> **WHAT THE EXERCISE ASKS**:
Without the pictures, return all of the material exactly as written.

===== SUPPLIED DATA

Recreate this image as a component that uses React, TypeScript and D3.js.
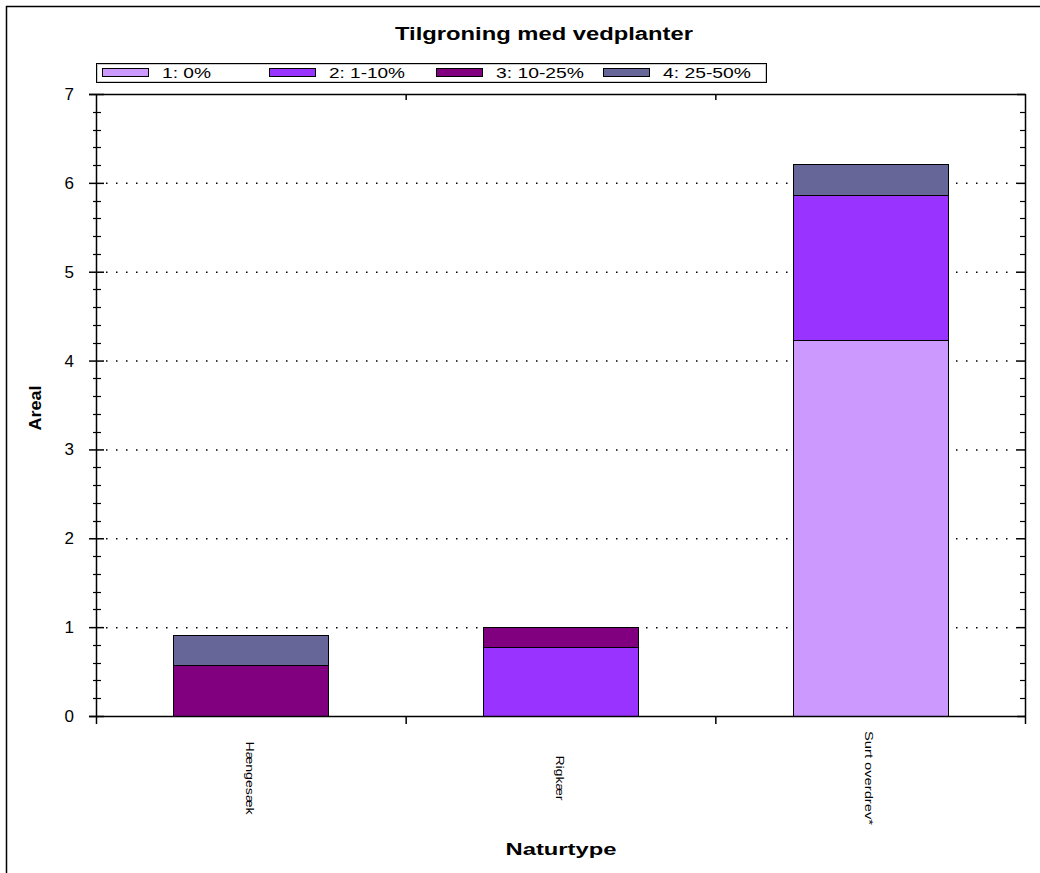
import React from "react";
import * as d3 from "d3";

const categories = ["Hængesæk", "Rigkær", "Surt overdrev*"];
const seriesNames = ["1: 0%", "2: 1-10%", "3: 10-25%", "4: 25-50%"];
const seriesColors = ["#CC99FF", "#9933FF", "#800080", "#666699"];
const s1 = [0, 0, 4.23];
const s2 = [0, 0.78, 1.63];
const s3 = [0.57, 0.22, 0];
const s4 = [0.34, 0, 0.35];
const yTicks = [0, 1, 2, 3, 4, 5, 6, 7];

const W = 1040, H = 873;
const L = 96, R = 1025, T = 94, B = 716;
const FONT = "'Liberation Sans', Arial, sans-serif";
const legendLens = [49, 76, 88, 88];
const labelLens = [73, 45, 94];

export default function App() {
  const series = [s1, s2, s3, s4];
  const x = d3.scaleBand<string>().domain(categories).range([L, R]).paddingInner(0).paddingOuter(0);
  const y = d3.scaleLinear().domain([0, 7]).range([B, T]);
  const barW = x.bandwidth() * 0.5;
  const rows = categories.map((c, i) => {
    const o: any = { cat: c };
    seriesNames.forEach((s, j) => (o[s] = series[j][i]));
    return o;
  });
  const stacked = d3.stack<any>().keys(seriesNames)(rows);
  const minor = d3.range(0, 7.001, 0.2).filter((v) => Math.abs(v - Math.round(v)) > 1e-6);
  const boundaries = categories.slice(1).map((c) => x(c)!);

  return (
    <svg width={W} height={H} style={{ position: "absolute", left: 0, top: 0, background: "#fff" }} fontFamily={FONT}>
      <rect x={6.5} y={6.5} width={W + 20} height={H + 20} fill="#fff" stroke="#000" strokeWidth={1.5} />
      <text x={395} y={40} fontSize={18} fontWeight="bold" textLength={298} lengthAdjust="spacingAndGlyphs">Tilgroning med vedplanter</text>

      {/* legend */}
      <rect x={96.5} y={63.5} width={670} height={19} fill="#fff" stroke="#000" strokeWidth={1} />
      <rect x={97.5} y={64.5} width={668} height={17} fill="none" stroke="#ccc" strokeWidth={1} />
      {seriesNames.map((s, j) => {
        const lx = 102 + j * 167;
        return (
          <g key={s}>
            <rect x={lx + 0.5} y={68.5} width={46} height={8} fill={seriesColors[j]} stroke="#000" />
            <text x={lx + 60} y={78} fontSize={14} fill="#000" textLength={legendLens[j]} lengthAdjust="spacingAndGlyphs">{s}</text>
          </g>
        );
      })}

      {/* gridlines */}
      {yTicks.filter((t) => t > 0 && t < 7).map((t) => (
        <line key={t} x1={L + 10} x2={R - 8} y1={y(t) + 0.5} y2={y(t) + 0.5} stroke="#000" strokeWidth={1.5} strokeDasharray="1.5 8.5" />
      ))}

      {/* bars */}
      {stacked.map((layer, j) =>
        layer.map((d, i) => {
          const h = y(d[0]) - y(d[1]);
          if (h <= 0.01) return null;
          const bx = x(categories[i])! + (x.bandwidth() - barW) / 2;
          return (
            <rect key={j + "-" + i} x={Math.round(bx) + 0.5} y={Math.round(y(d[1])) + 0.5} width={Math.round(barW)} height={Math.round(h)}
              fill={seriesColors[j]} stroke="#000" strokeWidth={1} />
          );
        })
      )}

      {/* axes frame */}
      <line x1={L + 0.5} x2={L + 0.5} y1={T} y2={B + 8} stroke="#000" strokeWidth={1.5} />
      <line x1={R + 0.5} x2={R + 0.5} y1={T} y2={B + 8} stroke="#000" strokeWidth={1.5} />
      <line x1={L - 7} x2={R + 1} y1={B + 0.5} y2={B + 0.5} stroke="#000" strokeWidth={1.5} />
      <line x1={L - 7} x2={R + 1} y1={T + 0.5} y2={T + 0.5} stroke="#000" strokeWidth={1.5} />
      {boundaries.map((b) => (
        <g key={b}>
          <line x1={b + 0.5} x2={b + 0.5} y1={B} y2={B + 8} stroke="#000" strokeWidth={1.5} />
          <line x1={b + 0.5} x2={b + 0.5} y1={T} y2={T + 6} stroke="#000" strokeWidth={1.5} />
        </g>
      ))}
      {yTicks.map((t) => (
        <g key={t}>
          <line x1={L - 7} x2={L + 8} y1={y(t) + 0.5} y2={y(t) + 0.5} stroke="#000" strokeWidth={1.5} />
          <line x1={R - 8} x2={R} y1={y(t) + 0.5} y2={y(t) + 0.5} stroke="#000" strokeWidth={1.5} />
          <text x={L - 22} y={y(t) + 6} textAnchor="end" fontSize={17} fill="#000">{t}</text>
        </g>
      ))}
      {minor.map((t) => (
        <g key={"m" + t}>
          <line x1={L - 3} x2={L + 5} y1={Math.round(y(t)) + 0.5} y2={Math.round(y(t)) + 0.5} stroke="#000" strokeWidth={1.2} />
          <line x1={R - 5} x2={R} y1={Math.round(y(t)) + 0.5} y2={Math.round(y(t)) + 0.5} stroke="#000" strokeWidth={1.2} />
        </g>
      ))}

      {/* x labels */}
      {categories.map((c, i) => {
        const cx = x(c)! + x.bandwidth() / 2;
        return (
          <text key={c} transform={`translate(${cx - 5},778) rotate(90)`} textAnchor="middle" fontSize={11} fill="#000"
            textLength={labelLens[i]} lengthAdjust="spacingAndGlyphs">{c}</text>
        );
      })}

      <text transform={`translate(41,408) rotate(-90)`} textAnchor="middle" fontSize={16} fontWeight="bold" textLength={45} lengthAdjust="spacingAndGlyphs">Areal</text>
      <text x={561} y={855} textAnchor="middle" fontSize={16} fontWeight="bold" textLength={111} lengthAdjust="spacingAndGlyphs">Naturtype</text>
    </svg>
  );
}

==========

> **TASK ANSWER**:
Recreate this image as a component that uses React, TypeScript and D3.js.
import React from "react";
import * as d3 from "d3";

const categories = ["Hængesæk", "Rigkær", "Surt overdrev*"];
const seriesNames = ["1: 0%", "2: 1-10%", "3: 10-25%", "4: 25-50%"];
const seriesColors = ["#CC99FF", "#9933FF", "#800080", "#666699"];
const s1 = [0, 0, 4.23];
const s2 = [0, 0.78, 1.63];
const s3 = [0.57, 0.22, 0];
const s4 = [0.34, 0, 0.35];
const yTicks = [0, 1, 2, 3, 4, 5, 6, 7];

const W = 1040, H = 873;
const L = 96, R = 1025, T = 94, B = 716;
const FONT = "'Liberation Sans', Arial, sans-serif";
const legendLens = [49, 76, 88, 88];
const labelLens = [73, 45, 94];

export default function App() {
  const series = [s1, s2, s3, s4];
  const x = d3.scaleBand<string>().domain(categories).range([L, R]).paddingInner(0).paddingOuter(0);
  const y = d3.scaleLinear().domain([0, 7]).range([B, T]);
  const barW = x.bandwidth() * 0.5;
  const rows = categories.map((c, i) => {
    const o: any = { cat: c };
    seriesNames.forEach((s, j) => (o[s] = series[j][i]));
    return o;
  });
  const stacked = d3.stack<any>().keys(seriesNames)(rows);
  const minor = d3.range(0, 7.001, 0.2).filter((v) => Math.abs(v - Math.round(v)) > 1e-6);
  const boundaries = categories.slice(1).map((c) => x(c)!);

  return (
    <svg width={W} height={H} style={{ position: "absolute", left: 0, top: 0, background: "#fff" }} fontFamily={FONT}>
      <rect x={6.5} y={6.5} width={W + 20} height={H + 20} fill="#fff" stroke="#000" strokeWidth={1.5} />
      <text x={395} y={40} fontSize={18} fontWeight="bold" textLength={298} lengthAdjust="spacingAndGlyphs">Tilgroning med vedplanter</text>

      {/* legend */}
      <rect x={96.5} y={63.5} width={670} height={19} fill="#fff" stroke="#000" strokeWidth={1} />
      <rect x={97.5} y={64.5} width={668} height={17} fill="none" stroke="#ccc" strokeWidth={1} />
      {seriesNames.map((s, j) => {
        const lx = 102 + j * 167;
        return (
          <g key={s}>
            <rect x={lx + 0.5} y={68.5} width={46} height={8} fill={seriesColors[j]} stroke="#000" />
            <text x={lx + 60} y={78} fontSize={14} fill="#000" textLength={legendLens[j]} lengthAdjust="spacingAndGlyphs">{s}</text>
          </g>
        );
      })}

      {/* gridlines */}
      {yTicks.filter((t) => t > 0 && t < 7).map((t) => (
        <line key={t} x1={L + 10} x2={R - 8} y1={y(t) + 0.5} y2={y(t) + 0.5} stroke="#000" strokeWidth={1.5} strokeDasharray="1.5 8.5" />
      ))}

      {/* bars */}
      {stacked.map((layer, j) =>
        layer.map((d, i) => {
          const h = y(d[0]) - y(d[1]);
          if (h <= 0.01) return null;
          const bx = x(categories[i])! + (x.bandwidth() - barW) / 2;
          return (
            <rect key={j + "-" + i} x={Math.round(bx) + 0.5} y={Math.round(y(d[1])) + 0.5} width={Math.round(barW)} height={Math.round(h)}
              fill={seriesColors[j]} stroke="#000" strokeWidth={1} />
          );
        })
      )}

      {/* axes frame */}
      <line x1={L + 0.5} x2={L + 0.5} y1={T} y2={B + 8} stroke="#000" strokeWidth={1.5} />
      <line x1={R + 0.5} x2={R + 0.5} y1={T} y2={B + 8} stroke="#000" strokeWidth={1.5} />
      <line x1={L - 7} x2={R + 1} y1={B + 0.5} y2={B + 0.5} stroke="#000" strokeWidth={1.5} />
      <line x1={L - 7} x2={R + 1} y1={T + 0.5} y2={T + 0.5} stroke="#000" strokeWidth={1.5} />
      {boundaries.map((b) => (
        <g key={b}>
          <line x1={b + 0.5} x2={b + 0.5} y1={B} y2={B + 8} stroke="#000" strokeWidth={1.5} />
          <line x1={b + 0.5} x2={b + 0.5} y1={T} y2={T + 6} stroke="#000" strokeWidth={1.5} />
        </g>
      ))}
      {yTicks.map((t) => (
        <g key={t}>
          <line x1={L - 7} x2={L + 8} y1={y(t) + 0.5} y2={y(t) + 0.5} stroke="#000" strokeWidth={1.5} />
          <line x1={R - 8} x2={R} y1={y(t) + 0.5} y2={y(t) + 0.5} stroke="#000" strokeWidth={1.5} />
          <text x={L - 22} y={y(t) + 6} textAnchor="end" fontSize={17} fill="#000">{t}</text>
        </g>
      ))}
      {minor.map((t) => (
        <g key={"m" + t}>
          <line x1={L - 3} x2={L + 5} y1={Math.round(y(t)) + 0.5} y2={Math.round(y(t)) + 0.5} stroke="#000" strokeWidth={1.2} />
          <line x1={R - 5} x2={R} y1={Math.round(y(t)) + 0.5} y2={Math.round(y(t)) + 0.5} stroke="#000" strokeWidth={1.2} />
        </g>
      ))}

      {/* x labels */}
      {categories.map((c, i) => {
        const cx = x(c)! + x.bandwidth() / 2;
        return (
          <text key={c} transform={`translate(${cx - 5},778) rotate(90)`} textAnchor="middle" fontSize={11} fill="#000"
            textLength={labelLens[i]} lengthAdjust="spacingAndGlyphs">{c}</text>
        );
      })}

      <text transform={`translate(41,408) rotate(-90)`} textAnchor="middle" fontSize={16} fontWeight="bold" textLength={45} lengthAdjust="spacingAndGlyphs">Areal</text>
      <text x={561} y={855} textAnchor="middle" fontSize={16} fontWeight="bold" textLength={111} lengthAdjust="spacingAndGlyphs">Naturtype</text>
    </svg>
  );
}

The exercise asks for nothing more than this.